Taos Pueblo


IMG_4976May 19

We woke up this morning to a snow storm. Well it wasn’t as bad as that but snow was coming at us from over the mountains  and the temperature was 32 degrees, that’s cold!!. So we settled in our motor home, snug as a bug in a rug and waited out the storm. The weather forecast here is exceptional and as predicted the clouds thinned out by noon. In the meantime,  we caught up with national.news, ugh, and prepared a healthy lunch before heading out to see Taos Pueblo.

We only had a 10 minute drive to the site of Taos Pueblo. This village is over 1,000 years old and a UNESCO World Heritage site. There was a short guided tour starting with the church. This is a working village with a Catholic Church , which holds services open to the public at 7am on Sundays. The Taos people are Catholic but also honor their Native American religion. This traditional religion has no written legacy but rather passed down by stories from generation to generation. They consider both religions important and they coexist in perfect harmony.

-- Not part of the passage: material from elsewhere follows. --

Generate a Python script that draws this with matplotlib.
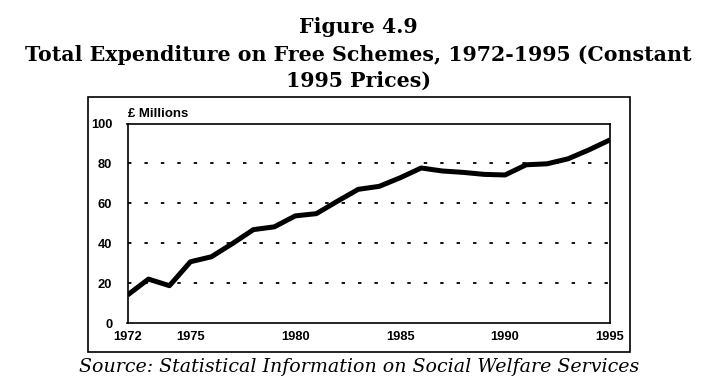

Pictures are not allowed inside the church but it’s decorated with bright colors and with the Madona as the central mother figure. The figure of the Madona was dressed in pink representing spring. To Catholics she is Mary mother of God and to the Taos people she represents Mother Earth and the four seasons.

The town shows its age with some of the adobe homes in poor repair. These homes are passed down from family to family and require a lot of maintanace. Adobe is basically mud bricks made from the local (red) dirt and straw and plastered over with the same adobe dirt material. This plastering process has to be repeated a few times a year, depending on weather conditions. This winter according to our guide, was exceptionally harsh and would probably turn out to be a three plaster year at least.

Most of the homes are used for family special events and some local arts and crafts store fronts. You can find beautiful pottery, jewelry, drums, wood carvings as well as some traditional baked goods. We bought some pottery and the most delicious blueberry flat bread ever, it was hot off the oven and we ate it walking around while we took pictures. We decided to call it a day after this visit, we have an early start tomorrow on our way to Petrified Forest in Arizona, that should be a six hour drive, stay tune folks!


One thought on “Taos Pueblo

  1. One Thousand years old and still standing !! Similar to the ruins at Mesa Verde but this Pueblo still functions. I’m glad the snow was a temporary diversion.